Samsung’s ascent followed the company’s adoption of a new brand strategy called the Brand Ideal, which includes “a greater focus on social purpose,” Sue Shim, Executive Vice-President and chief marketing officer at Samsung, said by email. That reflected research indicating American consumers would switch brands to “one that was associated with improving people’s lives,” she added.
IBM — No. four in 2013, down a notch from 2012 — is ranked as a business services brand. Otherwise, technology would account for six of the top 10.
“Brands like Apple and Google and Samsung are changing our behaviour: how we buy, how we communicate with each other, even whether we speak with each other,” Frampton said. “They have literally changed the way we live our lives.”
Among other transformative technology brands that performed well in the new report was Facebook, which climbed to 52 from 69 last year, its first year on the list.
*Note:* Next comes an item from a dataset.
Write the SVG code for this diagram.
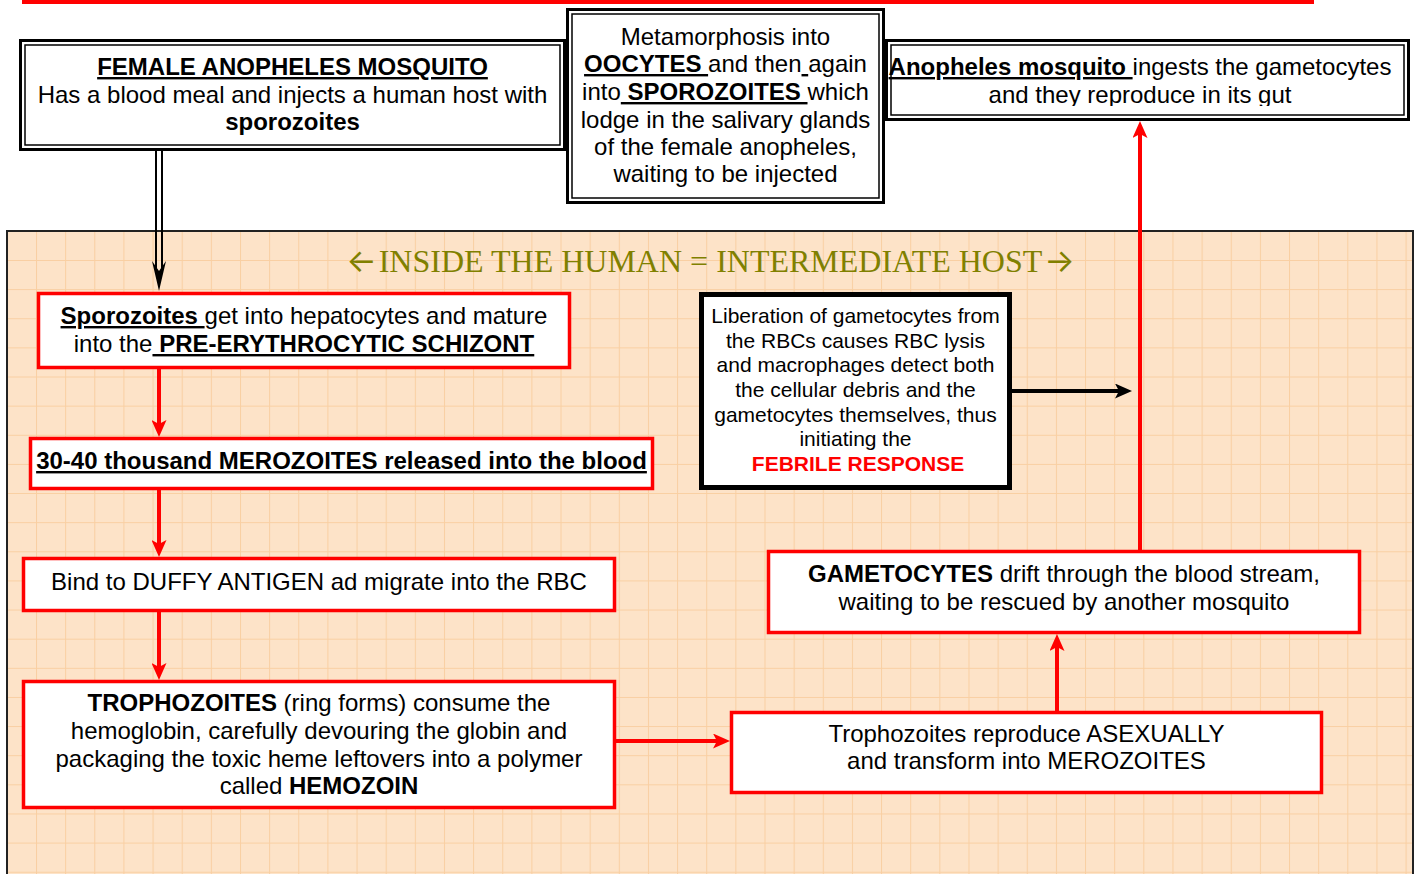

However, not all technology brands fared well. BlackBerry, which tumbled last year to 93 from 56 in 2011, has disappeared from the list. And Nokia, which dropped to 19 from 14 in 2011, finished this year in 57th place — “the biggest faller” among the 100, Frampton said.
Among nontechnology brands, a notable addition to the list was Chevrolet, at 89, the first General Motors brand to rank among the Best Global Brands.
“It feels good to hit the list for the first time,” Alan Batey, global head of Chevrolet at GM, said in a telephone interview. “It’s a great first step, but we’ve got a long way to go. There are a lot of big brands in front of us.”
The milestone reflects how General Motors has been “making a conscious effort to globalise Chevrolet,” Batey said, selling the brand in 140 countries in ads that play up attributes like “value for money and designs that move hearts and minds.”
Commonwealth, the creative agency for Chevrolet, “played a key role” in helping the brand make the list, he added. Commonwealth is part of the McCann Worldgroup division of the Interpublic Group of Companies.
Last year, when Coca-Cola finished atop the Best Global Brands list for the 13th consecutive time, an executive at the Coca-Cola Co. acknowledged the streak but noted that “nothing lasts forever.”
A year later, the executive, Joseph V. Tripodi, executive vice president and chief marketing and commercial leadership officer, had this reaction: “Of course, we would like to remain on top of the list forever. That said, we are honoured to continue to be included among such an esteemed group of global brands, and we congratulate Apple and Google, both valued partners of ours.”
“We’ve seen the value of technology brands rise as they create new ways for people to stay connected virtually,” Tripodi said by email. “We understand this, as the lasting power of our brand is built on the social moment of sharing a Coca-Cola with friends and family.”
“Creating these simple moments and delivering on our brand promise each and every day remains our focus,” he added, “as we continue to grow the value of brand Coca-Cola for decades to come.”